Option 2: Draw one card from the set and come up with the other pieces. To do this as a team, have
partners each pick a different card from a set and come up with the missing pieces. This can be done
using teamwork, or done individually and checked as a team after. For example, Eveline picks a table
card so she has to find the sequence, graph, description, equation, and situation that go with her table.
From the same set of 6 cards, Malone chooses the graph card, so he has to find the sequence, table,
description, equation, and situation that match his graph. After completing these, Eveline and Malone
compare their answers.
• Which piece should always be identical? sequence, table, graph, equation
•
Which pieces could vary student to student? description could vary slightly, situation could vary drastically
Option 3: Look for patterns in the graphs using only the sequence and graph cards.
• How does the first term in the sequence affect the graph?
o How do you know if the graph starts above or below the x-axis?
• How does the common difference affect the graph?
o How do you know if the graph slopes up or down?
Option 4: Relate the sequence to the equation by using only the sequence and equation cards.

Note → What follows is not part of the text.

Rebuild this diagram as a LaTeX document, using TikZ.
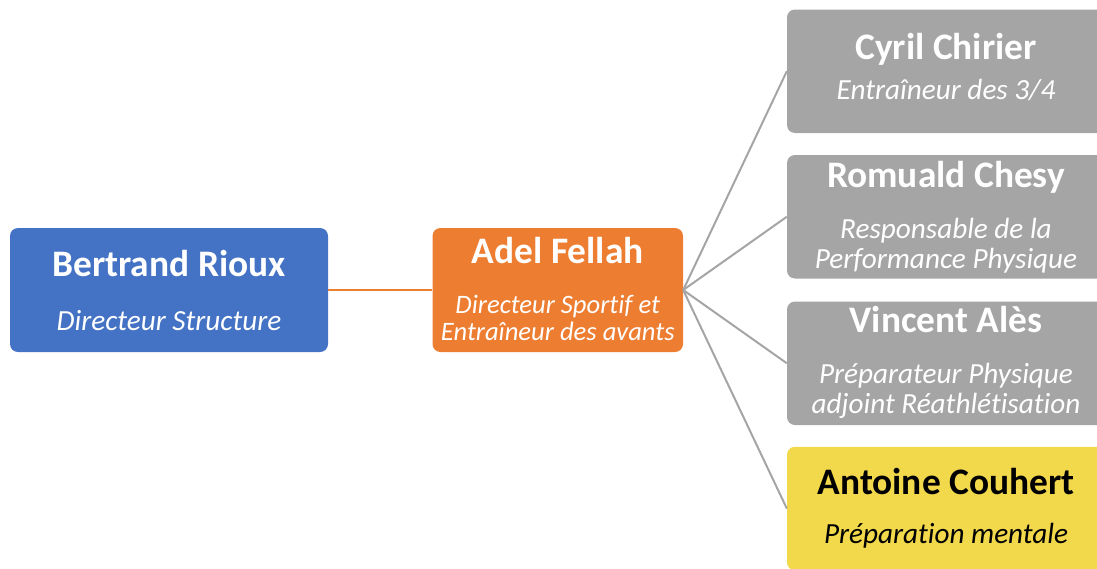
\documentclass[tikz,border=0pt]{standalone}
\usepackage{fontspec}
\setmainfont{Carlito}[Ligatures=NoCommon]
\definecolor{cblue}{HTML}{4472C4}
\definecolor{corange}{HTML}{ED7D31}
\definecolor{cgray}{HTML}{A5A5A5}
\definecolor{cyellow}{HTML}{F2D84B}
\begin{document}
\begin{tikzpicture}[x=1pt,y=-1pt,
  box/.style={draw=none, rounded corners=8pt, inner sep=0pt, minimum width=318pt, minimum height=124pt},
  nm/.style={anchor=base, inner sep=0pt, font=\fontsize{37.4}{40}\selectfont\bfseries},
  sub/.style={anchor=base, inner sep=0pt, font=\fontsize{29.2}{30}\selectfont\itshape},
  subsm/.style={anchor=base, inner sep=0pt, font=\fontsize{26.6}{28}\selectfont\itshape},
  wt/.style={text=white},
  conn/.style={draw=cgray, line width=2pt},
  oconn/.style={draw=corange, line width=2.5pt}]
\useasboundingbox (0,0) rectangle (1097,568);
% boxes
\node[box, fill=cblue] (br) at (169,290) {};
\node[box, fill=corange, minimum width=250.5pt] (af) at (557.75,290) {};
\node[box, fill=cgray, minimum height=123.5pt] (cc) at (946,71.25) {};
\node[box, fill=cgray, minimum height=123.5pt] (rc) at (946,216.75) {};
\node[box, fill=cgray, minimum height=123.5pt] (va) at (946,363.25) {};
\node[box, fill=cyellow, minimum height=123.5pt] (ac) at (946,508.5) {};
% connectors
\draw[oconn] (br.east) -- (af.west);
\draw[conn] (af.east) -- (cc.west);
\draw[conn] (af.east) -- (rc.west);
\draw[conn] (af.east) -- (va.west);
\draw[conn] (af.east) -- (ac.west);
% texts
\node[nm, wt] (brn) at (169,276) {Bertrand Rioux};
\node[sub, wt] (brs) at (169,330) {Directeur Structure};
\node[nm, wt] (afn) at (557.75,263) {Adel Fellah};
\node[subsm, wt] (afs1) at (557.75,313) {Directeur Sportif et};
\node[subsm, wt] (afs2) at (557.75,340) {Entraîneur des avants};
\node[nm, wt] (ccn) at (946,59) {Cyril Chirier};
\node[sub, wt] (ccs) at (946,99) {Entraîneur des 3/4};
\node[nm, wt] (rcn) at (946,187) {Romuald Chesy};
\node[sub, wt] (rcs1) at (946,238) {Responsable de la};
\node[sub, wt] (rcs2) at (946,268) {Performance Physique};
\node[nm, wt] (van) at (946,332) {Vincent Alès};
\node[sub, wt] (vas1) at (946,383) {Préparateur Physique};
\node[sub, wt] (vas2) at (946,413) {adjoint Réathlétisation};
\node[nm, text=black] (acn) at (946,494) {Antoine Couhert};
\node[sub, text=black] (acs) at (946,543) {Préparation mentale};
\end{tikzpicture}
\end{document}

• Based on the sequence, how do we know if the slope, m, in the equation y = mx + b should be positive
or negative?
• Using the equation y = mx + b, is the constant b ever part of the sequence? Explain.
o How do we determine b based on the sequence?
• In the equation y = mx + b, how does the sequence affect the value of m? How does it affect the value
of b?
Option 5: Relate all cards by highlighting similar components. This can be done by first sorting the
cards into groups of 6, or by using the sets of 6 without cutting the cards apart. Use two different
colors to highlight/circle where we see the common difference and first term in each representation.
If your students have already covered slope-intercept form of equations, you can also determine
where you see the slope and the y-intercept in each representation, using a third color for y-intercept.
(Students should determine slope is the same as the common difference, so it does not need a fourth
color.)
• Where do we see the first term in each representation?
o Where is it easiest to locate? hardest? Do you ever have to do a calculation to find it?
• Where do we see the common difference in each representation?
o Where is it easiest to locate? hardest? Do you ever have to do a calculation to find it?